Su questo tema in tutto il mondo ci sono stati vari studi che hanno portato ad analoghe considerazioni, ma il Mario Negri è riuscito ad individuare esattamente quali sono stati i geni che hanno aperto la via alle infezioni gravi che hanno portato alla morte di tante persone nella prima e nella seconda ondata. La Lombardia è stata la regione italiana che ha pagato il numero più alto di vittime al virus, oltre 46 mila dall’inizio del 2020.
I campioni di Dna sono stati analizzati mediante una tecnologia in grado di leggere centinaia di migliaia di variazioni (polimorfismi) su tutto il genoma, così sono state analizzate per ogni partecipante circa 9 milioni di varianti genetiche, rilevando la regione del Dna responsabile delle diverse manifestazioni della malattia.
In questa regione, alcune persone (circa il 7% della popolazione italiana) hanno una serie di variazioni dei nucleotidi (le singole componenti che costituiscono la catena del Dna) che vengono ereditati insieme e formano un “aplotipo”, ovvero l’insieme di queste variazioni.

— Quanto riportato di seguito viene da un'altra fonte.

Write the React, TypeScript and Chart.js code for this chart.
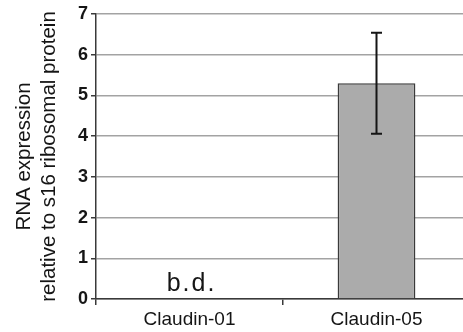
import React, { useEffect, useRef } from "react";
import { Chart, registerables } from "chart.js";

Chart.register(...registerables);

const categories = ["Claudin-01", "Claudin-05"];
const values: (number | null)[] = [null, 5.3];
const errLow: (number | null)[] = [null, 4.06];
const errHigh: (number | null)[] = [null, 6.54];
const annotations: (string | null)[] = ["b.d.", null];
const yTicks = [0, 1, 2, 3, 4, 5, 6, 7];
const yTitle = ["RNA expression", "relative to s16 ribosomal protein"];

const FONT = "'Liberation Sans', Arial, sans-serif";

const errorBarPlugin = {
  id: "errorBars",
  afterDatasetsDraw(chart: any) {
    const ctx = chart.ctx;
    const meta = chart.getDatasetMeta(0);
    const y = chart.scales.y;
    const x = chart.scales.x;
    ctx.save();
    meta.data.forEach((bar: any, i: number) => {
      const lo = errLow[i];
      const hi = errHigh[i];
      if (lo == null || hi == null) return;
      const cx = x.getPixelForValue(i);
      const yl = y.getPixelForValue(lo);
      const yh = y.getPixelForValue(hi);
      ctx.strokeStyle = "#151515";
      ctx.lineWidth = 2;
      ctx.beginPath();
      ctx.moveTo(cx, yl);
      ctx.lineTo(cx, yh);
      ctx.moveTo(cx - 5.5, yl);
      ctx.lineTo(cx + 5.5, yl);
      ctx.moveTo(cx - 5.5, yh);
      ctx.lineTo(cx + 5.5, yh);
      ctx.stroke();
    });
    annotations.forEach((txt, i) => {
      if (!txt) return;
      const cx = x.getPixelForValue(i);
      const yy = y.getPixelForValue(0.2);
      ctx.fillStyle = "#151515";
      ctx.font = `25px ${FONT}`;
      ctx.textAlign = "center";
      ctx.textBaseline = "alphabetic";
      (ctx as any).letterSpacing = "2px";
      ctx.fillText(txt, cx + 2, yy);
    });
    ctx.restore();
  },
};

export default function App() {
  const ref = useRef<HTMLCanvasElement | null>(null);
  useEffect(() => {
    if (!ref.current) return;
    const chart = new Chart(ref.current, {
      type: "bar",
      data: {
        labels: categories,
        datasets: [
          {
            data: values as any,
            backgroundColor: "#ababab",
            borderColor: "#3a3a3a",
            borderWidth: 1.5,
            categoryPercentage: 1,
            barPercentage: 0.416,
          },
        ],
      },
      options: {
        responsive: false,
        animation: false,
        layout: { padding: { top: 14, right: 10, left: 0, bottom: 0 } },
        plugins: { legend: { display: false }, tooltip: { enabled: false } },
        scales: {
          x: {
            grid: {
              display: true,
              drawOnChartArea: false,
              offset: true,
              tickLength: 6,
              color: "#3a3a3a",
              lineWidth: 1.5,
            },
            border: { color: "#3a3a3a", width: 1.5 },
            ticks: {
              color: "#151515",
              font: { family: FONT, size: 19 },
              padding: 3,
            },
            afterFit(scale: any) {
              scale.height = 33;
            },
          },
          y: {
            min: 0,
            max: 7,
            afterBuildTicks(scale: any) {
              scale.ticks = yTicks.map((v) => ({ value: v }));
            },
            grid: {
              color: "#a3a3a3",
              lineWidth: 1.5,
              tickLength: 5,
              tickColor: "#3a3a3a",
            },
            border: { color: "#3a3a3a", width: 1.5 },
            ticks: {
              color: "#151515",
              font: { family: FONT, size: 18, weight: "bold" },
              padding: 3,
            },
            title: {
              display: true,
              text: yTitle,
              color: "#151515",
              font: { family: FONT, size: 20.5, lineHeight: 1.22 },
              padding: { top: 12, bottom: 0 },
            },
            afterFit(scale: any) {
              scale.width = 96;
            },
          },
        },
      },
      plugins: [errorBarPlugin],
    });
    return () => chart.destroy();
  }, []);
  return (
    <div
      style={{
        position: "fixed",
        left: 0,
        top: 0,
        width: 463,
        height: 332,
        overflow: "hidden",
        background: "#fff",
      }}
    >
      <canvas ref={ref} width={480} height={332} style={{ width: 480, height: 332, display: "block" }} />
    </div>
  );
}
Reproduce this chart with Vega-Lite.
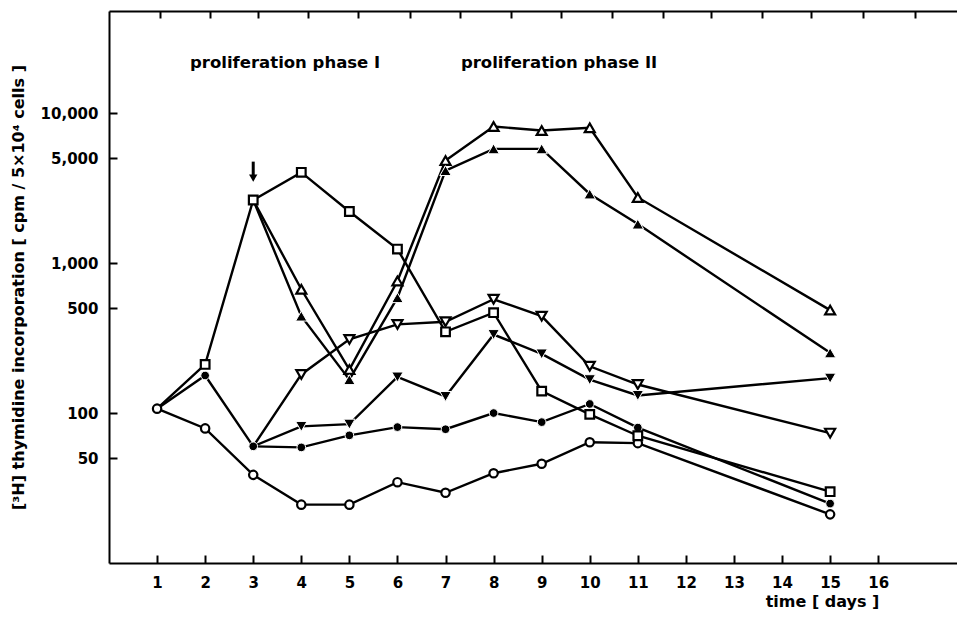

“I risultati dello studio – spiega Marina Noris, Responsabile del Centro di genomica umana dell’Istituto Mario Negri – dimostrano che chi è stato esposto al virus ed è portatore dell’aplotipo di Neanderthal aveva più del doppio del rischio di sviluppare Covid grave (polmonite), quasi tre volte in più il rischio di aver bisogno di terapia intensiva e un rischio ancora maggiore di aver bisogno di ventilazione meccanica rispetto ai soggetti che non hanno questo aplotipo”.
Il presidente Fontana, che ha partecipato al convegno assieme all’assessore alla Sanità Guido Bertolaso, ha commentato: “Il risultato apre uno scenario che senza dubbio potrà aiutare ad affinare le cure e magari impedire che il virus possa mietere altre vittime nei soggetti a rischio. Tutto ciò però non sarebbe stato possibile se non ci fosse stata la collaborazione delle comunità coinvolte nella ricerca, dei sindaci, delle associazioni di volontariato, farmacie, istituti scolastici, Diocesi, personale sanitario di Ats, Papa Giovanni XXIII, Asst Bergamo Est, medici di base, che si sono messi a disposizione. A loro il mio ringraziamento più grande a nome dell’intera Regione Lombardia”.